Status: Passed the House 67-22-1, Passed the Senate 27-2 (conference committee report)
-HB 513/SB 843: Sent to summer study in the Senate after powerful testimony by Justin Jones and others (but passed on the final day of session in the House), this bill would give immunity to anyone who claims while driving that they "unintentionally" hurt or killed someone who is protesting. This legislation also further criminalizes peaceful protesting and requires protestors to obtain a permit before any actions. We anticipate that this will come back in 2022.
Status: Passed the House 70-23, Sent to Summer Study in the Senate
-HB 1210/SB 878: A bad piece of legislation directed at the Tennessee Education Association, this was a caption bill that sought to eliminate automatic payroll dues deduction for TEA members, placing an unnecessary financial burden on the organization. Because this is still "alive" in the Senate, it could easily come back next year.
Status: Failed in the House, Passed the Senate Education Committee
-HB 110/SB 348: This good bill would enact the "Save Tennessee Call Center Jobs Act," the main goal of which is to stop companies from sending jobs overseas and keeping jobs in Tennessee.
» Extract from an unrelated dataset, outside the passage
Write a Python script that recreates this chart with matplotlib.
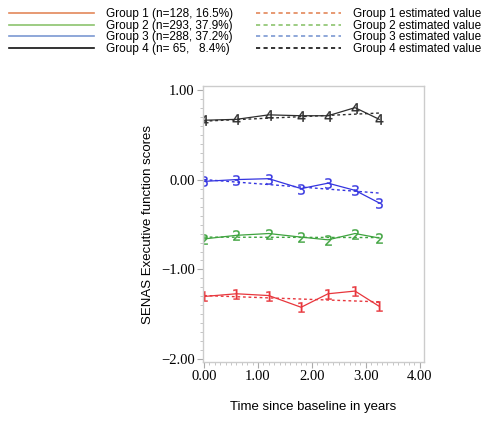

Status: Sent to Summer Study in the House, Sent to General Subcommittee in the Senate
-HB 868/SB 816: This bill would have made much-needed improvements and updates to Tennessee's unemployment system.
Status: Failed in the House/Sent to General Subcommittee in the Senate
-HB 1112/SB 1150: Yet another attempt at pre-emption by the state, this piece of legislation would impact the relationship between local governments and contractors/subcontractors, including safety and health standards.
Status: Passed the House 71-18, Passed the Senate 27-6
-HB 1282/SB 379: A good piece of legislation, this bill would let local governments make decisions on whether to enact their own paid leave policies.